PROVIDED MATERIAL ->
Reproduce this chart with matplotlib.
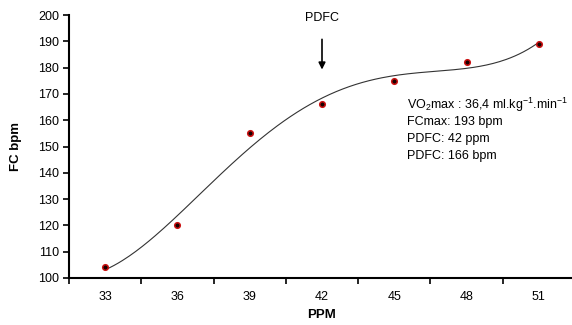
import matplotlib
matplotlib.use("Agg")
import matplotlib.pyplot as plt
import numpy as np

plt.rcParams["font.family"] = ["Liberation Sans", "DejaVu Sans"]
plt.rcParams["mathtext.fontset"] = "custom"
plt.rcParams["mathtext.rm"] = "Liberation Sans"
plt.rcParams["mathtext.it"] = "Liberation Sans"

# data
ppm_labels = ["33", "36", "39", "42", "45", "48", "51"]
fc_bpm = [104, 120, 155, 166, 175, 182, 189]
y_ticks = [100, 110, 120, 130, 140, 150, 160, 170, 180, 190, 200]

x = np.arange(len(ppm_labels))

fig = plt.figure(figsize=(5.72, 3.25), dpi=100)
ax = fig.add_axes([69 / 572, 1 - 278 / 325, 506 / 572, 263 / 325])

# polynomial trend line (order 4, like Excel)
coef = np.polyfit(x, fc_bpm, 4)
xs = np.linspace(x[0], x[-1], 200)
ax.plot(xs, np.polyval(coef, xs), color="#333333", lw=0.8, zorder=2)

ax.plot(x, fc_bpm, "o", ms=4, mfc="#1a0000", mec="#cc1111", mew=1.1, zorder=3)

ax.set_xlim(-0.5, len(ppm_labels) - 0.5)
ax.set_ylim(100, 200)
ax.set_yticks(y_ticks)
ax.set_xticks(x)
ax.set_xticklabels(ppm_labels)
ax.set_xticks(np.arange(-0.5, len(ppm_labels), 1), minor=True)
ax.tick_params(axis="x", which="major", length=0, pad=9, labelsize=9)
ax.tick_params(axis="x", which="minor", length=4, width=1.2)
ax.tick_params(axis="y", length=4, width=1.2, labelsize=9, pad=3)

for s in ["top", "right"]:
    ax.spines[s].set_visible(False)
for s in ["left", "bottom"]:
    ax.spines[s].set_linewidth(1.5)

ax.set_xlabel("PPM", fontsize=9.5, fontweight="bold", labelpad=5)
ax.set_ylabel("FC bpm", fontsize=9.5, fontweight="bold", labelpad=12)

# PDFC arrow
ax.annotate("", xy=(3, 178.2), xytext=(3, 191.8),
            arrowprops=dict(arrowstyle="-|>", color="black", lw=1.2,
                            mutation_scale=10), annotation_clip=False)
ax.text(3, 198.8, "PDFC", ha="center", va="center", fontsize=9)

info = [r"VO$_{2}$max : 36,4 ml.kg$^{-1}$.min$^{-1}$",
        "FCmax: 193 bpm",
        "PDFC: 42 ppm",
        "PDFC: 166 bpm"]
for i, line in enumerate(info):
    ax.text(4.17, 166.0 - i * 6.6, line, fontsize=9, va="center", ha="left")

fig.savefig("out.png", dpi=100)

TO DO -> From the top of the listing above, repeat each line exactly until you reach the line containing "import numpy as np", and repeat that one too. Leave the pictures out.

TASK SOLUTION ->
Reproduce this chart with matplotlib.
import matplotlib
matplotlib.use("Agg")
import matplotlib.pyplot as plt
import numpy as np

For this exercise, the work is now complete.